Alina Eydel is one of the most unique young artists of our time. Not only does she stand out with her original and fervently creative ideas, Eydel also invented a unique technique, which she calls “Mosaic on Canvas.”
Rather than using traditional mosaics, she gives her figurative, acrylic-on-canvas paintings a modern and unique twist, incorporating precious and semi-precious materials, which already imply treasure in themselves, and gluing and varnishing glass beads, Swarovsky crystals, fresh-water pearls, corals, and turquoise. The result is spectacular. Each painting shimmers like a sea of gemstones.
“Mosaic on canvas” evolved from the customary acrylic paintings with which she engaged herself as a child; however, as her concept developed, it required this particular mixed media approach. The unexpected textures that Eydel uses in her paintings add an ethereal sparkle, transforming the works into painted pieces of jewelry. Accordingly, Eydel calls her pieces “jewelry for walls.” Such a multidimensionality of texture is intrinsically surreal; each piece is both a painting and jewelry at once. Each piece is also a painting and a mosaic at once. Eydel’s texture game and the idea that something can be two things at once corresponds to her often surrealistic ideas, in which a dress or a hand or a torso or a flower is not just what it is, but also a symbol for something else entirely.

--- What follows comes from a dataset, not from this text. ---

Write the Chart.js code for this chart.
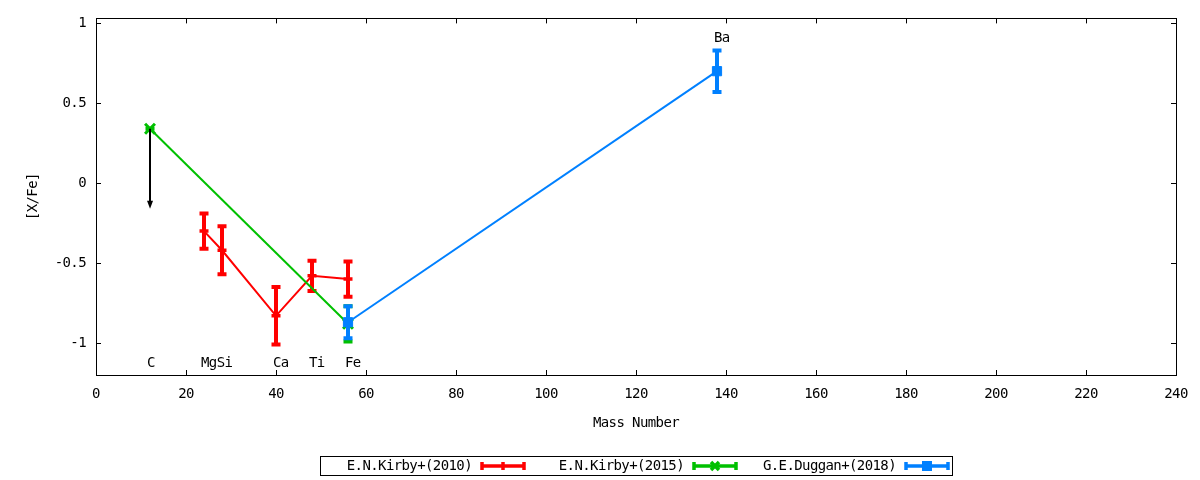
<!DOCTYPE html>
<html>
<head>
<meta charset="utf-8">
<script src="https://cdn.jsdelivr.net/npm/chart.js@4/dist/chart.umd.min.js"></script>
<style>
  html, body { margin: 0; padding: 0; background: #fff; }
</style>
</head>
<body>
<canvas id="chart1" width="1200" height="480"></canvas>
<script>
// E.N.Kirby+(2010)
let kirby10Mass = [24, 28, 40, 48, 56];
let kirby10Val  = [-0.30, -0.42, -0.83, -0.58, -0.60];
let kirby10Err  = [0.11, 0.15, 0.18, 0.095, 0.11];

// E.N.Kirby+(2015)
let kirby15Mass = [12, 56];
let kirby15Val  = [0.34, -0.88];
let kirby15Err  = [0, 0.11];

// G.E.Duggan+(2018)
let duggan18Mass = [56, 138];
let duggan18Val  = [-0.87, 0.70];
let duggan18Err  = [0.10, 0.13];

// upper limit arrow on C
let arrowMass = [12, 12];
let arrowVal  = [0.34, -0.16];

// element labels
let elemNames = ['C', 'Mg', 'Si', 'Ca', 'Ti', 'Fe', 'Ba'];
let elemMass  = [12, 24, 27.5, 40, 48, 56, 138];
let elemVal   = [-1.13, -1.13, -1.13, -1.13, -1.13, -1.13, 0.905];

let xTicks = [0, 20, 40, 60, 80, 100, 120, 140, 160, 180, 200, 220, 240];
let yTicks = [-1, -0.5, 0, 0.5, 1];
let seriesNames = ['E.N.Kirby+(2010)', 'E.N.Kirby+(2015)', 'G.E.Duggan+(2018)'];
let seriesColors = ['#ff0000', '#00c000', '#0080ff'];

function pts(xs, ys) {
    return xs.map(function(x, i) { return {x: x, y: ys[i]}; });
}

let errs = [kirby10Err, kirby15Err, duggan18Err];
let monoFont = "'DejaVu Sans Mono', 'Liberation Mono', monospace";

Chart.defaults.font.family = monoFont;
Chart.defaults.font.size = 14;
Chart.defaults.color = '#000';

// narrower text, closer to the gnuplot png font
let squeeze = {
    id: 'squeeze',
    beforeDraw: function(chart) { chart.ctx.letterSpacing = '-0.6px'; }
};

// error bars, drawn right after each dataset
let errorBars = {
    id: 'errorBars',
    afterDatasetDraw: function(chart, args) {
        let ctx = chart.ctx;
        let xs = chart.scales.x, ys = chart.scales.y;
        let ds = chart.data.datasets[args.index];
        let err = errs[args.index];
        ctx.save();
        ctx.strokeStyle = ds.borderColor;
        ctx.lineWidth = 4;
        ctx.lineCap = 'butt';
        ds.data.forEach(function(p, i) {
            let px = xs.getPixelForValue(p.x);
            let top = ys.getPixelForValue(p.y + err[i]);
            let bot = ys.getPixelForValue(p.y - err[i]);
            ctx.beginPath();
            ctx.moveTo(px, top); ctx.lineTo(px, bot);
            ctx.moveTo(px - 4.5, top); ctx.lineTo(px + 4.5, top);
            ctx.moveTo(px - 4.5, bot); ctx.lineTo(px + 4.5, bot);
            ctx.stroke();
        });
        ctx.restore();
    }
};

// frame, inward ticks, labels, arrow, legend
let decorations = {
    id: 'decorations',
    afterDraw: function(chart) {
        let ctx = chart.ctx;
        let a = chart.chartArea;
        let xs = chart.scales.x, ys = chart.scales.y;
        ctx.save();
        ctx.strokeStyle = '#000';
        ctx.lineWidth = 1;
        ctx.strokeRect(Math.round(a.left) + 0.5, Math.round(a.top) + 0.5,
            Math.round(a.right - a.left), Math.round(a.bottom - a.top));
        ctx.beginPath();
        xTicks.forEach(function(v) {
            let px = Math.round(xs.getPixelForValue(v)) + 0.5;
            ctx.moveTo(px, a.bottom); ctx.lineTo(px, a.bottom - 5);
            ctx.moveTo(px, a.top); ctx.lineTo(px, a.top + 5);
        });
        yTicks.forEach(function(v) {
            let py = Math.round(ys.getPixelForValue(v)) + 0.5;
            ctx.moveTo(a.left, py); ctx.lineTo(a.left + 5, py);
            ctx.moveTo(a.right, py); ctx.lineTo(a.right - 5, py);
        });
        ctx.stroke();

        // upper limit arrow
        let ax = xs.getPixelForValue(arrowMass[0]);
        let ay0 = ys.getPixelForValue(arrowVal[0]);
        let ay1 = ys.getPixelForValue(arrowVal[1]);
        ctx.strokeStyle = '#000';
        ctx.fillStyle = '#000';
        ctx.lineWidth = 2;
        ctx.beginPath();
        ctx.moveTo(ax, ay0); ctx.lineTo(ax, ay1 - 6);
        ctx.stroke();
        ctx.beginPath();
        ctx.moveTo(ax - 3, ay1 - 8); ctx.lineTo(ax + 3, ay1 - 8); ctx.lineTo(ax, ay1);
        ctx.closePath();
        ctx.fill();

        // element names
        ctx.font = '14px ' + monoFont;
        ctx.fillStyle = '#000';
        ctx.textAlign = 'left';
        ctx.textBaseline = 'middle';
        elemNames.forEach(function(n, i) {
            ctx.fillText(n, xs.getPixelForValue(elemMass[i]) - 3, ys.getPixelForValue(elemVal[i]));
        });

        // legend, gnuplot style: text then sample
        let lx = 320, ly = 456, lw = 632, lh = 19;
        ctx.lineWidth = 1;
        ctx.strokeStyle = '#000';
        ctx.strokeRect(lx + 0.5, ly + 0.5, lw, lh);
        let cy = ly + lh / 2 + 0.5;
        seriesNames.forEach(function(name, i) {
            let ex = lx + i * 212;
            ctx.fillStyle = '#000';
            ctx.textAlign = 'right';
            ctx.fillText(name, ex + 152, cy);
            let s0 = ex + 161, s1 = ex + 205, sm = (s0 + s1) / 2;
            let c = seriesColors[i];
            ctx.strokeStyle = c;
            ctx.fillStyle = c;
            ctx.lineWidth = 3.5;
            ctx.beginPath();
            ctx.moveTo(s0, cy); ctx.lineTo(s1, cy);
            ctx.moveTo(s0 + 1, cy - 4); ctx.lineTo(s0 + 1, cy + 4);
            ctx.moveTo(s1 - 1, cy - 4); ctx.lineTo(s1 - 1, cy + 4);
            ctx.stroke();
            ctx.beginPath();
            if (i === 0) {
                ctx.moveTo(sm, cy - 4); ctx.lineTo(sm, cy + 4);
                ctx.stroke();
            } else if (i === 1) {
                ctx.moveTo(sm - 4, cy - 4); ctx.lineTo(sm + 4, cy + 4);
                ctx.moveTo(sm - 4, cy + 4); ctx.lineTo(sm + 4, cy - 4);
                ctx.stroke();
            } else {
                ctx.fillRect(sm - 5, cy - 5, 10, 10);
            }
        });
        ctx.restore();
    }
};

var ctx = document.getElementById('chart1').getContext('2d');
var data = {
    datasets: [{
        label: seriesNames[0],
        data: pts(kirby10Mass, kirby10Val),
        showLine: true,
        borderColor: seriesColors[0],
        backgroundColor: seriesColors[0],
        borderWidth: 2,
        pointStyle: 'cross',
        pointRadius: 4.5,
        pointBorderWidth: 3.5,
        order: 3
    }, {
        label: seriesNames[1],
        data: pts(kirby15Mass, kirby15Val),
        showLine: true,
        borderColor: seriesColors[1],
        backgroundColor: seriesColors[1],
        borderWidth: 2,
        pointStyle: 'crossRot',
        pointRadius: 7,
        pointBorderWidth: 3,
        order: 2
    }, {
        label: seriesNames[2],
        data: pts(duggan18Mass, duggan18Val),
        showLine: true,
        borderColor: seriesColors[2],
        backgroundColor: seriesColors[2],
        borderWidth: 2,
        pointStyle: 'rect',
        pointRadius: 6.5,
        pointBorderWidth: 1,
        order: 1
    }]
};

var options = {
    responsive: false,
    animation: false,
    layout: { padding: { left: 0, right: 24, top: 17, bottom: 45 } },
    plugins: { legend: { display: false }, tooltip: { enabled: false } },
    scales: {
        x: {
            type: 'linear',
            min: 0,
            max: 240,
            afterBuildTicks: function(s) { s.ticks = xTicks.map(function(v) { return {value: v}; }); },
            afterFit: function(s) { s.height = 60; },
            ticks: { padding: 11, maxRotation: 0, autoSkip: false, callback: function(v) { return String(v); } },
            grid: { display: false, drawTicks: false },
            border: { display: false },
            title: { display: true, text: 'Mass Number', padding: { top: 4, bottom: 3 } }
        },
        y: {
            type: 'linear',
            min: -1.2,
            max: 1.03,
            afterBuildTicks: function(s) { s.ticks = yTicks.map(function(v) { return {value: v}; }); },
            afterFit: function(s) { s.width = 96; },
            ticks: { padding: 10, autoSkip: false, callback: function(v) { return String(v); } },
            grid: { display: false, drawTicks: false },
            border: { display: false },
            title: { display: true, text: '[X/Fe]', padding: { top: 25, bottom: 4 } }
        }
    }
};

var chart = new Chart(ctx, {
    type: 'scatter',
    data: data,
    options: options,
    plugins: [squeeze, errorBars, decorations]
});
</script>
</body>
</html>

Eydel loves a symbiosis of contrasting ideas. One of her strongest inspirations flows from the intrinsic contrast of the strength and fragility of female beauty. For instance, in the series of paintings called “Precious,” she expresses her visions of harmony, health and the preciousness of the human body within her paintings by transforming the torso into a metaphor for treasure. She also uses semi-precious materials to suggest the body as a priceless vessel.
Eydel exaggerates the contemporary perceptions of aesthetics and synthesizes them with her own impressions and experiences, especially from traveling and observing nature. Her surrealistic approach allows her to express experiences and ideas through unexpected combinations of elements that carry personal significance for her, such as flowers fused with skyscrapers or architecture fused with the human body.
Besides having the chance to explore her endless creativity, Alina Eydel finds it “fulfilling and joyful not just to work on my pieces, but also to see how people react and how much they appreciate my artwork. "I have so many exciting plans for the future. I hope to continue to be as blessed with my collector’s appreciation.”